=== Task inputs ===
════
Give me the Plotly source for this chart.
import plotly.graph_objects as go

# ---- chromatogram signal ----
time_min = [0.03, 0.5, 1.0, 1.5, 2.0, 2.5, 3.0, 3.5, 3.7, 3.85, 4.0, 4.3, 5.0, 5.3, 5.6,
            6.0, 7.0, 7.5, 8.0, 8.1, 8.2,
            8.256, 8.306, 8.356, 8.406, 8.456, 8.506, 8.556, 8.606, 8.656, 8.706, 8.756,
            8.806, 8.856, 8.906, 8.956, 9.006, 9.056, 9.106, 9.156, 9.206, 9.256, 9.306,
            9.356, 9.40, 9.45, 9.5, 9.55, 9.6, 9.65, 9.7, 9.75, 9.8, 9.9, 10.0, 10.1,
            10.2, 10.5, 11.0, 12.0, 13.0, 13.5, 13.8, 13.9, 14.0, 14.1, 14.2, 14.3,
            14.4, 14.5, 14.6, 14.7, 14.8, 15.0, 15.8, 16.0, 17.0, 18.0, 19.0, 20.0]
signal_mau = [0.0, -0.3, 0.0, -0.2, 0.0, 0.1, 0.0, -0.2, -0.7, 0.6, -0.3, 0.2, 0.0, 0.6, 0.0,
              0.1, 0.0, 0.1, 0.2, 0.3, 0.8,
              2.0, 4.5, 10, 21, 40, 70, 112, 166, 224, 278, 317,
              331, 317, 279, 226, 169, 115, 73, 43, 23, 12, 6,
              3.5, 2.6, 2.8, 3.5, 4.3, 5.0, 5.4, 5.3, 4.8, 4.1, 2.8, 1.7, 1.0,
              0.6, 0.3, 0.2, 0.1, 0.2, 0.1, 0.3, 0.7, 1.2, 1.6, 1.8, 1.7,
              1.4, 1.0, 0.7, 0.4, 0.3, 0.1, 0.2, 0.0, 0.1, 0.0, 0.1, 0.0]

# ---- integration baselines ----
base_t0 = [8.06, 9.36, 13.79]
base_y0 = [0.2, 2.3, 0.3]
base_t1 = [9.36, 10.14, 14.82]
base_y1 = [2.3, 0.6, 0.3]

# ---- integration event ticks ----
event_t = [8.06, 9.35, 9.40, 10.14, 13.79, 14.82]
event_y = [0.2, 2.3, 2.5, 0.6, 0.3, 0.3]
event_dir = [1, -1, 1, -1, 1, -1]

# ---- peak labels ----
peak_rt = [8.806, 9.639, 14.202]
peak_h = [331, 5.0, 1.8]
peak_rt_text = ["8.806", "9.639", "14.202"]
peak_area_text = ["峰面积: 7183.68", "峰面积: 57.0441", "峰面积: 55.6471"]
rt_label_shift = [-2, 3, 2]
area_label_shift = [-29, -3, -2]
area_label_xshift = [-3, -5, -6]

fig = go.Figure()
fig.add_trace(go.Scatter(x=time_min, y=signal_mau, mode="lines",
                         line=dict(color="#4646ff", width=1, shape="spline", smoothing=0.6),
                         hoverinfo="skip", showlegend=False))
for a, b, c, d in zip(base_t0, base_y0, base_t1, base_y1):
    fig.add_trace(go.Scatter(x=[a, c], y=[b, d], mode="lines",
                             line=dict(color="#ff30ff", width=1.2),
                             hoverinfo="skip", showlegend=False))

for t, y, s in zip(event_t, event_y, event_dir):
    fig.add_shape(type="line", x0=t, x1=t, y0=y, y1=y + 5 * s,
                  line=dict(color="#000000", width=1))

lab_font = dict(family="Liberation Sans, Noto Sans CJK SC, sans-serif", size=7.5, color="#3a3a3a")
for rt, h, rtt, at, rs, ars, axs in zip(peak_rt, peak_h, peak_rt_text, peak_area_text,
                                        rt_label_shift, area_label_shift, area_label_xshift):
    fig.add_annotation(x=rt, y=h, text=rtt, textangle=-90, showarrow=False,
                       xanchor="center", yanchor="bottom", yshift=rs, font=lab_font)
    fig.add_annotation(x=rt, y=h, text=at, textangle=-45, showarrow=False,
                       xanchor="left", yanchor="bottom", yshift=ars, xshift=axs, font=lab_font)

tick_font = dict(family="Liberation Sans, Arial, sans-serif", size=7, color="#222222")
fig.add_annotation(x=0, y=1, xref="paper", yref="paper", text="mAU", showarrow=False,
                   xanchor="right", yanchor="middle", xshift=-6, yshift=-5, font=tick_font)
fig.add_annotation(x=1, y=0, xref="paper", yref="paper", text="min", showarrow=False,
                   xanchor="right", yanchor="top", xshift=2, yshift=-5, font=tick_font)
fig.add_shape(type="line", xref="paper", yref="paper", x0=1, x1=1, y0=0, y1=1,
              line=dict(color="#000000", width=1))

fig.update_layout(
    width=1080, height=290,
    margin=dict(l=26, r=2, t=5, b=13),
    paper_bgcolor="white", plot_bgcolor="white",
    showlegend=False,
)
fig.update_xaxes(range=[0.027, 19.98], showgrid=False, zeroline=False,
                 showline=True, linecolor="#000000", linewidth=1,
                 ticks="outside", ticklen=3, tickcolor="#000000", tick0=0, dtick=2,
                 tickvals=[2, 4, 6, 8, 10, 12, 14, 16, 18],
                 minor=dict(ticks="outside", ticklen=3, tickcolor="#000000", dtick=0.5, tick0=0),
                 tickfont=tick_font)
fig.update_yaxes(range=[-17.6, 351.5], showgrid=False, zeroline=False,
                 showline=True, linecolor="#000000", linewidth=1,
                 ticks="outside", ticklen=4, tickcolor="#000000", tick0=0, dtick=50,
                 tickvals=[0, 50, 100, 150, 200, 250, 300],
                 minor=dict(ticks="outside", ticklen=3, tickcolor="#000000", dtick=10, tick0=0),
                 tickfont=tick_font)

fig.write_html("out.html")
════
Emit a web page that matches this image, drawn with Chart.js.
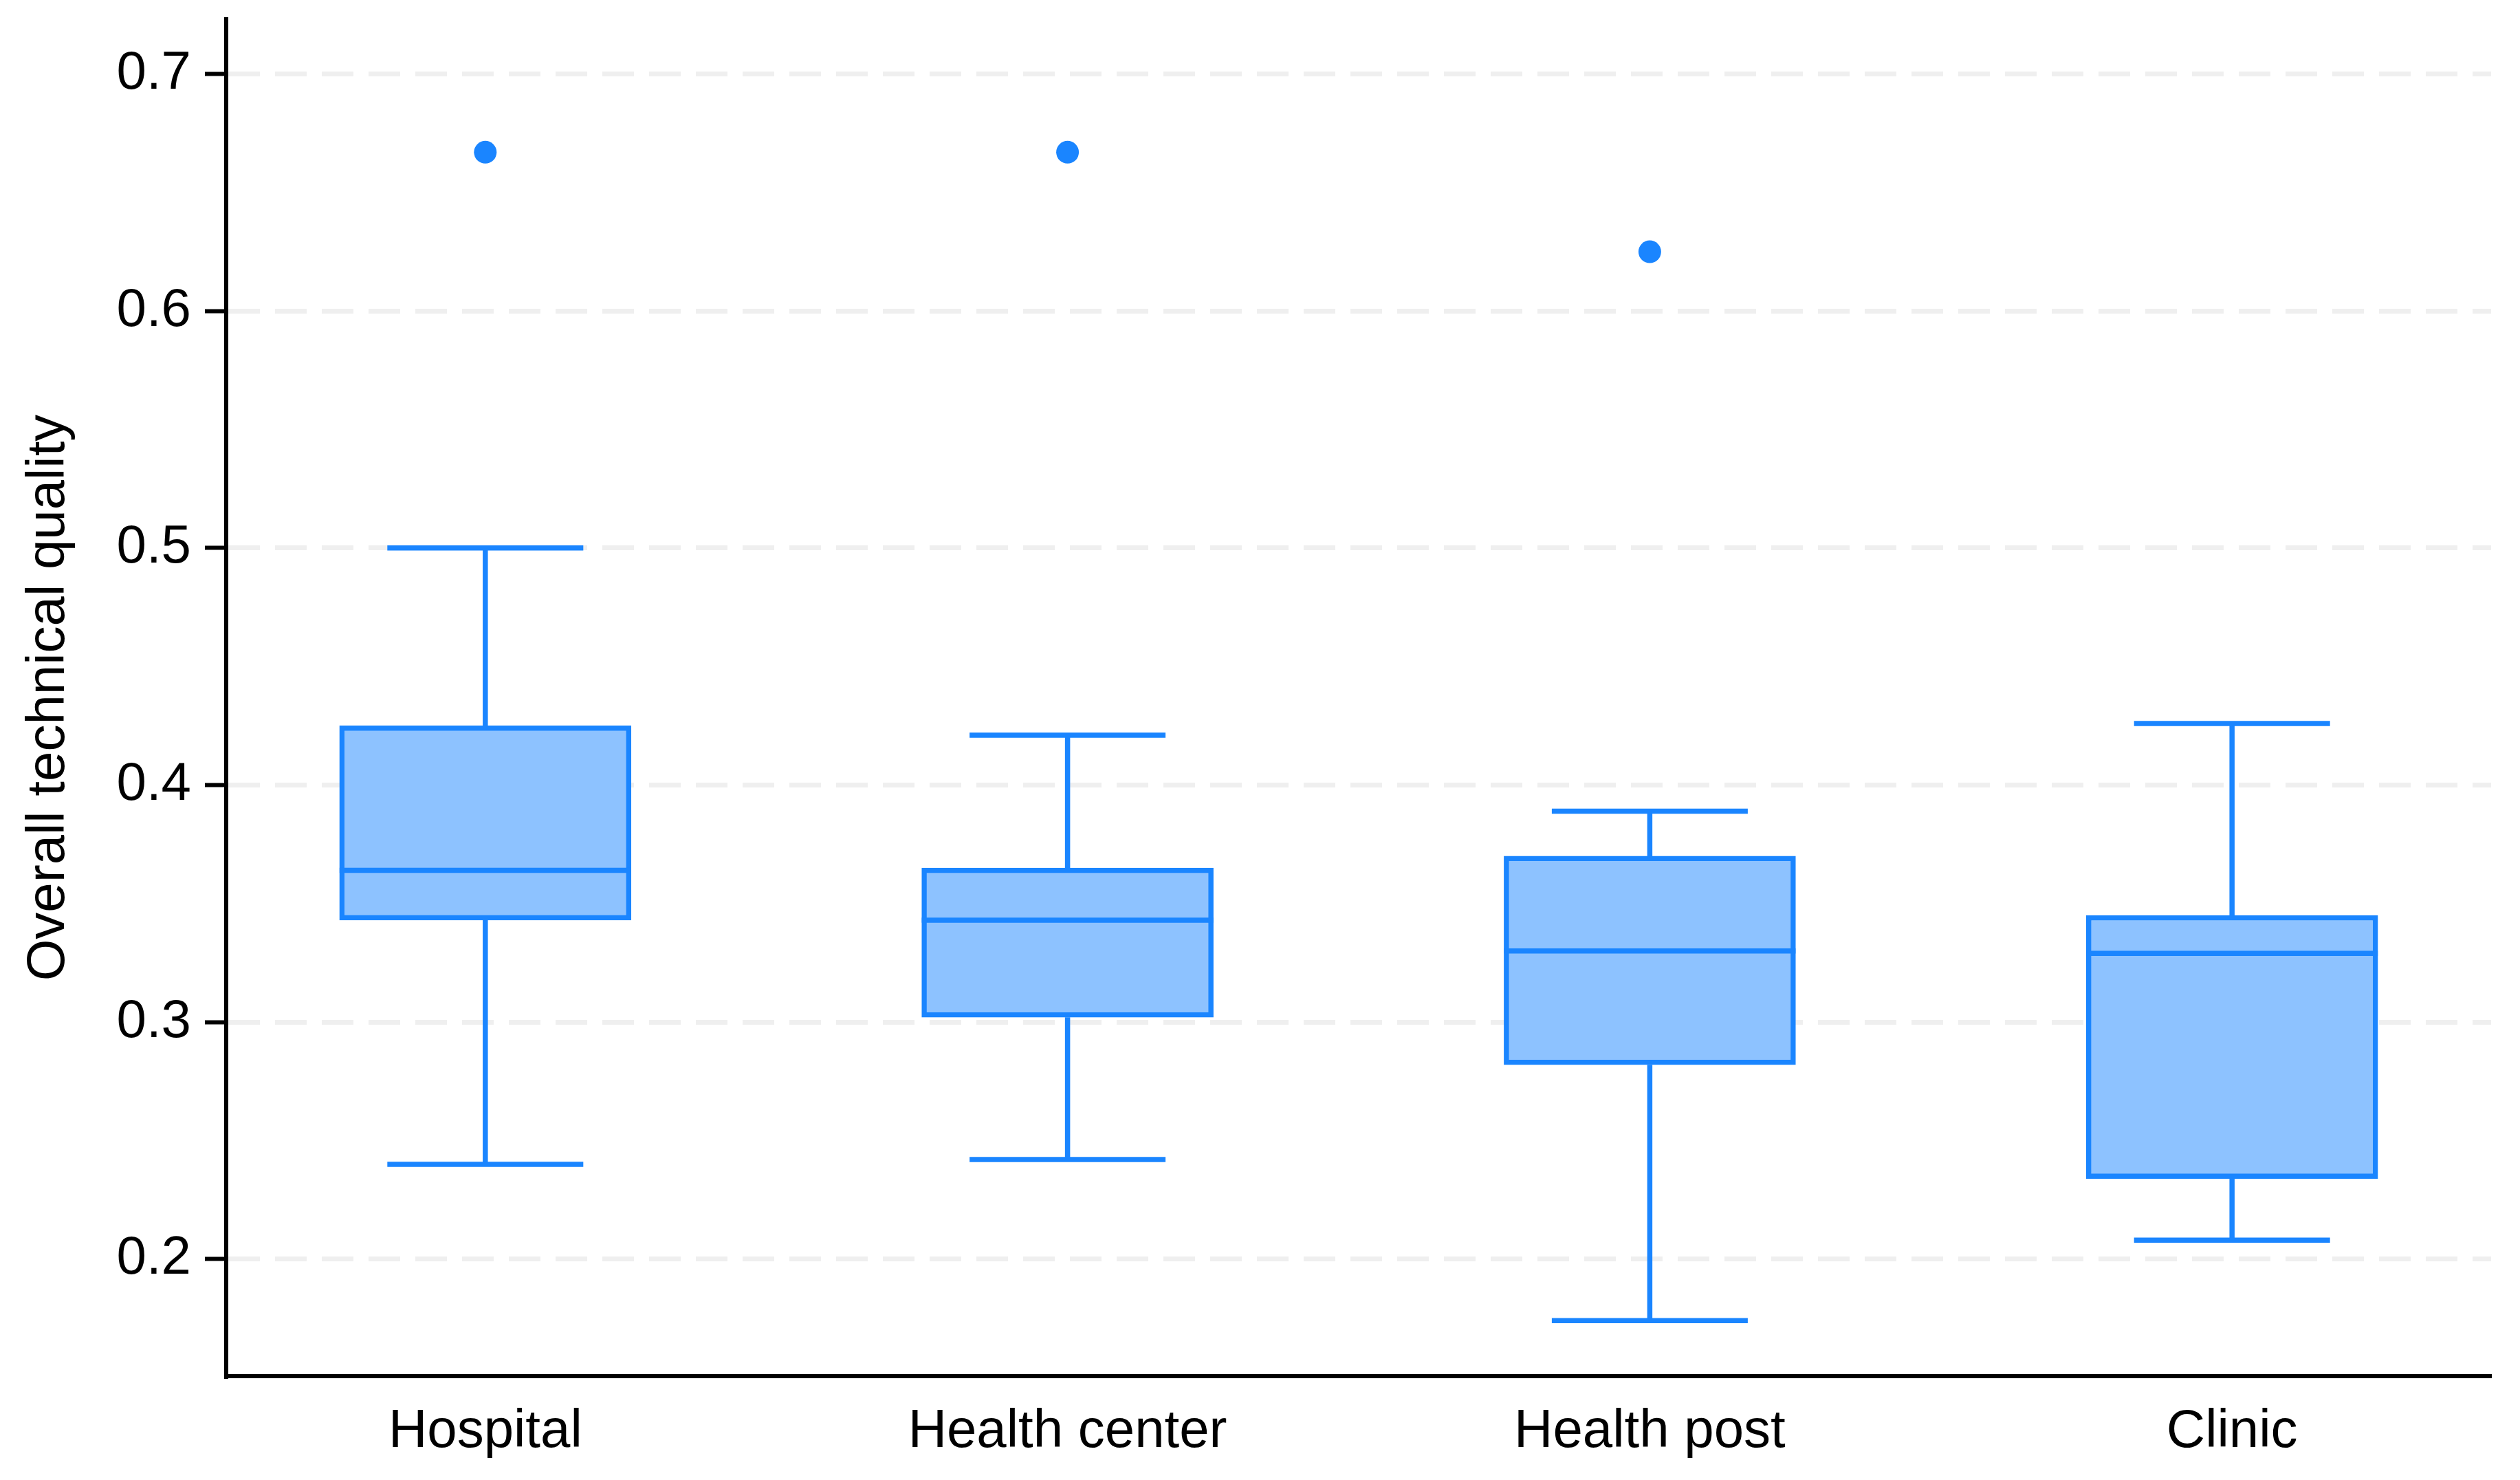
════
State the number of lines in the data that include the string "this", and add nothing else.

=== Expected answer ===
2